The US economy is slowing in visible places, but JPMorgan says a new growth engine is now doing a lot of the heavy lifting.
In a new Wealth Management report, global investment strategists Federico Cuevas and Justin Biemann say the unemployment rate has climbed to 4.4% from just 3.5% in January.
But the analysts note that the bank is seeing a new wave of job openings and hiring plans that suggest the labor market softness may be bottoming out instead of continuing to worsen. For now, the bank believes the labor market is bent, but not broken.
As the US job market begins to flash signs of recovery, the analysts note that a new growth driver has emerged, one that could support America’s consumer-driven economy. The bank’s strategists say the US economy will continue to chug along even if the consumer slows due to hundreds of billions of dollars in AI capital expenditure (CapEx) slated for next year.
“The US is still a consumer-driven economy – household spending is roughly two-thirds of GDP, and that hasn’t changed. What has changed is where a lot of the growth is coming from at the margin. In this phase of the cycle, the investment side of the economy is doing an unusually large share of the work…

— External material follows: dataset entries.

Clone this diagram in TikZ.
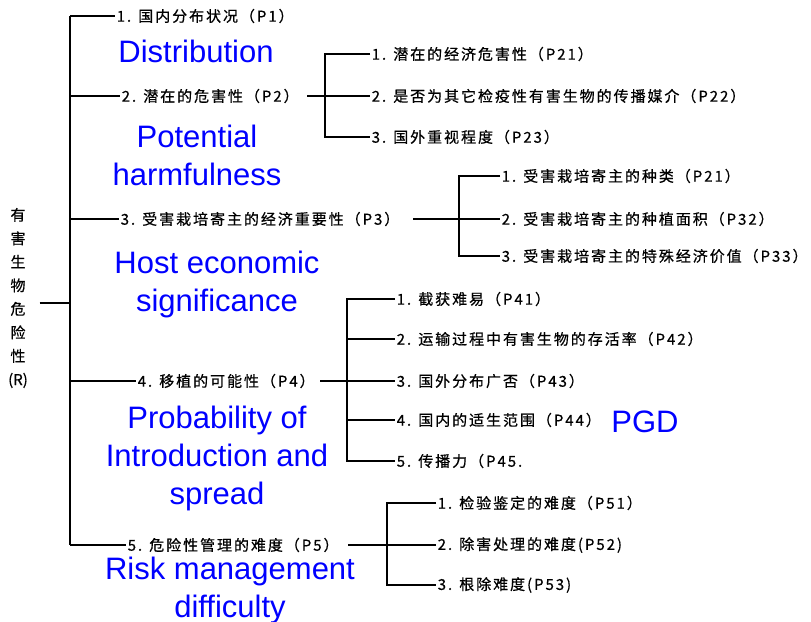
\documentclass[tikz,border=0pt]{standalone}
\usepackage{fontspec}
\setmainfont{Liberation Sans}
\newfontfamily\cjk[LetterSpace=13,FakeBold=0.6]{Noto Sans CJK SC}
\newfontfamily\cjkplain[FakeBold=0.6]{Noto Sans CJK SC}
\usetikzlibrary{positioning}

\begin{document}
\begin{tikzpicture}[x=1pt,y=-1pt,line width=1.5pt]
    \tikzstyle{item}=[font=\fontsize{15}{17}\cjk, anchor=west, inner sep=1pt]
    \tikzstyle{note}=[font=\fontsize{31}{38}\selectfont, text=blue, align=center, inner sep=0pt]
    \tikzstyle{root}=[font=\fontsize{15}{23.5}\cjkplain, align=center, inner sep=0pt]
    \def\trunkx{70}

    \useasboundingbox (0,0) rectangle (811,621);

    % Root label, set vertically
    \node[root] (R) at (18,298) {有\\害\\生\\物\\危\\险\\性\\(R)};
    \coordinate (T-0) at (\trunkx,303);
    \draw[shorten <=11pt] (R.east |- T-0) -- (T-0);

    % First level: the five factors on the trunk
    \foreach \name/\y/\x/\txt in {1/16/115/{1. 国内分布状况（P1）},
                                  2/96/120/{2. 潜在的危害性（P2）},
                                  3/219/119/{3. 受害栽培寄主的经济重要性（P3）},
                                  4/381/136/{4. 移植的可能性（P4）},
                                  5/545/126/{5. 危险性管理的难度（P5）}}
    {
        \node[item] (P\name) at (\x,\y) {\txt};
        \coordinate (T-\name) at (\trunkx,\y);
        \draw (T-\name) -- (P\name.west);
    }
    \draw (T-1) -- (T-5);

    % Second level under P2
    \foreach \name/\y/\txt in {1/54/{1. 潜在的经济危害性（P21）},
                               2/96/{2. 是否为其它检疫性有害生物的传播媒介（P22）},
                               3/137/{3. 国外重视程度（P23）}}
        \node[item] (P2\name) at (370,\y) {\txt};
    \coordinate (B-2) at (325,0);
    \draw (P21.west) -| (B-2 |- P23.west) -- (P23.west);
    \draw[shorten <=7pt] (P2.east) -- (P22.west);

    % Second level under P3
    \foreach \name/\y/\txt in {1/176/{1. 受害栽培寄主的种类（P21）},
                               2/219/{2. 受害栽培寄主的种植面积（P32）},
                               3/256/{3. 受害栽培寄主的特殊经济价值（P33）}}
        \node[item] (P3\name) at (500,\y) {\txt};
    \coordinate (B-3) at (459,0);
    \draw (P31.west) -| (B-3 |- P33.west) -- (P33.west);
    \draw[shorten <=12pt] (P3.east) -- (P32.west);

    % Second level under P4
    \foreach \name/\y/\txt in {1/299/{1. 截获难易（P41）},
                               2/339/{2. 运输过程中有害生物的存活率（P42）},
                               3/381/{3. 国外分布广否（P43）},
                               4/420/{4. 国内的适生范围（P44）},
                               5/461/{5. 传播力（P45.}}
        \node[item] (P4\name) at (395,\y) {\txt};
    \coordinate (B-4) at (347,0);
    \draw (P41.west) -| (B-4 |- P45.west) -- (P45.west);
    \foreach \name in {2,4}
        \draw (B-4 |- P4\name.west) -- (P4\name.west);
    \draw[shorten <=4pt] (P4.east) -- (P43.west);

    % Second level under P5
    \foreach \name/\y/\txt in {1/503/{1. 检验鉴定的难度（P51）},
                               2/545/{2. 除害处理的难度(P52)},
                               3/585/{3. 根除难度(P53)}}
        \node[item] (P5\name) at (436,\y) {\txt};
    \coordinate (B-5) at (387,0);
    \draw (P51.west) -| (B-5 |- P53.west) -- (P53.west);
    \draw[shorten <=8pt] (P5.east) -- (P52.west);

    % English annotations
    \node[note] (n1) at (196,51) {Distribution};
    \node[note] (n2) at (197,155) {Potential\\harmfulness};
    \node[note] (n3) at (217,284) {Host economic\\significance};
    \node[note] (n4) at (217,458) {Probability of\\Introduction and\\spread};
    \node[note] (n5) at (230,590) {Risk management\\difficulty};
    \node[note] (pgd) at (645,422) {PGD};
\end{tikzpicture}
\end{document}
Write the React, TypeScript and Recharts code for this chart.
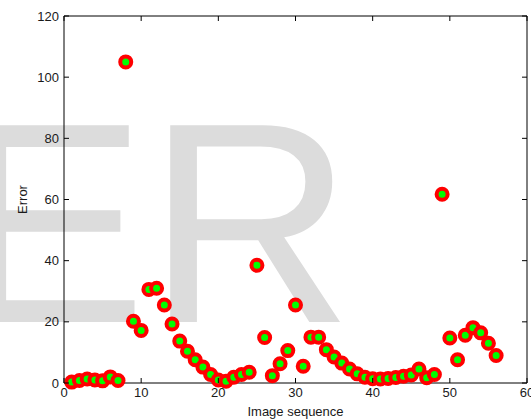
import React from 'react';
import { ScatterChart, Scatter, XAxis, YAxis } from 'recharts';

const imageIndex = [
  1, 2, 3, 4, 5, 6, 7, 8, 9, 10, 11, 12, 13, 14, 15, 16, 17, 18, 19, 20,
  21, 22, 23, 24, 25, 26, 27, 28, 29, 30, 31, 32, 33, 34, 35, 36, 37, 38, 39, 40,
  41, 42, 43, 44, 45, 46, 47, 48, 49, 50, 51, 52, 53, 54, 55, 56,
];
const errorValues = [
  0.3, 0.8, 1.3, 1.0, 0.7, 2.0, 0.8, 105.0, 20.2, 17.2, 30.6, 31.0, 25.5, 19.3, 13.7, 10.4, 7.6, 5.2, 2.8, 1.0,
  0.6, 1.9, 2.8, 3.5, 38.5, 14.9, 2.4, 6.3, 10.6, 25.5, 5.5, 15.0, 15.0, 10.9, 8.5, 6.5, 4.6, 3.0, 1.9, 1.4,
  1.3, 1.5, 1.8, 2.2, 2.6, 4.6, 1.7, 2.8, 61.7, 14.7, 7.6, 15.6, 18.1, 16.4, 13.0, 9.0,
];
const xTicks = [0, 10, 20, 30, 40, 50, 60];
const yTicks = [0, 20, 40, 60, 80, 100, 120];
const watermark = 'ER';
const xTitle = 'Image sequence';
const yTitle = 'Error';

const data = imageIndex.map((x, i) => ({ x, y: errorValues[i] }));

const FONT = '"Liberation Sans", Arial, sans-serif';
const TEXT = '#1a1a1a';
const TL = 5;
const XM = 5;
const YM = 5;

const Marker = (props: any) => (
  <circle cx={props.cx} cy={props.cy} r={5.5} fill="#00ff00" stroke="#ff0000" strokeWidth={4} />
);

const BottomTick = (props: any) => {
  const { x, y, payload } = props;
  const ay = y - XM;
  return (
    <g>
      <line x1={x} y1={ay} x2={x} y2={ay - TL} stroke="#000" />
      <text x={x} y={y} dy="0.71em" textAnchor="middle" fontSize={13} fontFamily={FONT} fill={TEXT}>
        {payload.value}
      </text>
    </g>
  );
};

const LeftTick = (props: any) => {
  const { x, y, payload } = props;
  const ax = x + YM;
  return (
    <g>
      <line x1={ax} y1={y} x2={ax + TL} y2={y} stroke="#000" />
      <text x={x} y={y} dy="0.355em" textAnchor="end" fontSize={13} fontFamily={FONT} fill={TEXT}>
        {payload.value}
      </text>
    </g>
  );
};

const TopTick = (props: any) => {
  const { x, y } = props;
  return <line x1={x} y1={y} x2={x} y2={y + TL} stroke="#000" />;
};

const RightTick = (props: any) => {
  const { x, y } = props;
  return <line x1={x} y1={y} x2={x - TL} y2={y} stroke="#000" />;
};

const YLabel = (props: any) => {
  const vb = props.viewBox || {};
  const cy = vb.y != null && vb.height != null ? vb.y + vb.height / 2 : 199.5;
  const cx = 27;
  return (
    <text
      x={cx}
      y={cy}
      transform={`rotate(-90 ${cx} ${cy})`}
      textAnchor="middle"
      fontSize={13}
      fontFamily={FONT}
      fill={TEXT}
    >
      {yTitle}
    </text>
  );
};

export default function App() {
  return (
    <div style={{ position: 'absolute', left: 0, top: 0, width: 531, height: 420, background: '#fff' }}>
      <svg width={531} height={420} style={{ position: 'absolute', left: 0, top: 0 }}>
        <text x={-44} y={322} fontSize={286} fontFamily={FONT} fill="#dcdcdc">
          {watermark}
        </text>
      </svg>
      <div style={{ position: 'absolute', left: 0, top: 0 }}>
        <ScatterChart width={531} height={420} margin={{ top: 15, right: 3, left: 0, bottom: 0 }}>
          <XAxis
            xAxisId="b"
            dataKey="x"
            type="number"
            domain={[0, 60]}
            ticks={xTicks}
            orientation="bottom"
            height={37}
            tickSize={0}
            tickMargin={XM}
            tick={<BottomTick />}
            axisLine={{ stroke: '#000' }}
            tickLine={false}
            interval={0}
            label={{ value: xTitle, position: 'insideBottom', offset: 4, fontSize: 13, fill: TEXT, fontFamily: FONT }}
          />
          <XAxis
            xAxisId="t"
            dataKey="x"
            type="number"
            domain={[0, 60]}
            ticks={xTicks}
            orientation="top"
            height={1}
            tickSize={0}
            tickMargin={0}
            tick={<TopTick />}
            axisLine={{ stroke: '#000' }}
            tickLine={false}
            interval={0}
          />
          <YAxis
            yAxisId="l"
            dataKey="y"
            type="number"
            domain={[0, 120]}
            ticks={yTicks}
            orientation="left"
            width={64}
            tickSize={0}
            tickMargin={YM}
            tick={<LeftTick />}
            axisLine={{ stroke: '#000' }}
            tickLine={false}
            interval={0}
            label={<YLabel />}
          />
          <YAxis
            yAxisId="r"
            dataKey="y"
            type="number"
            domain={[0, 120]}
            ticks={yTicks}
            orientation="right"
            width={1}
            tickSize={0}
            tickMargin={0}
            tick={<RightTick />}
            axisLine={{ stroke: '#000' }}
            tickLine={false}
            interval={0}
          />
          <Scatter
            data={data}
            xAxisId="t"
            yAxisId="r"
            shape={() => <g />}
            isAnimationActive={false}
          />
          <Scatter
            data={data}
            xAxisId="b"
            yAxisId="l"
            shape={<Marker />}
            isAnimationActive={false}
          />
        </ScatterChart>
      </div>
    </div>
  );
}
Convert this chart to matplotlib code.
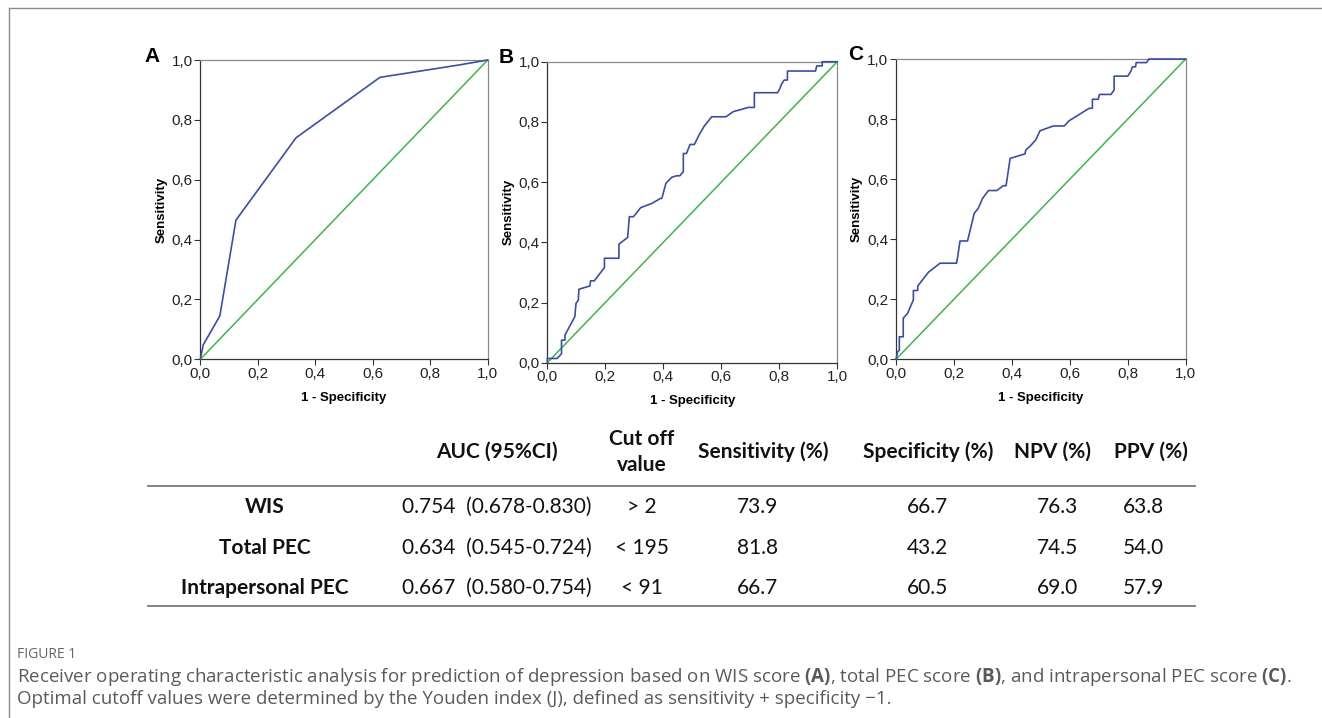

Our investment bank estimates that capex related to artificial intelligence (AI) will total around $500 billion this year and rise to roughly $700 billion next year, as firms keep building out data centers, chip capacity, power infrastructure and networks. Looking further out, we estimate funding needs in 2030 will be in excess of $1.4 trillion a year. These are multi-year commitments.”

JPMorgan concludes that it expects a stronger US economy next year amid a resilient job market, financial policies shifting to neutral and a powerful AI CapEx wave.
“In fact, reflecting our confidence in the strength of the economy, we’re only expecting one more rate cut next year – while investors are pricing in more than two. Given this backdrop, we prefer risk assets like stocks to bonds and believe investors should consider real assets like infrastructure to help mitigate the impact of inflation.”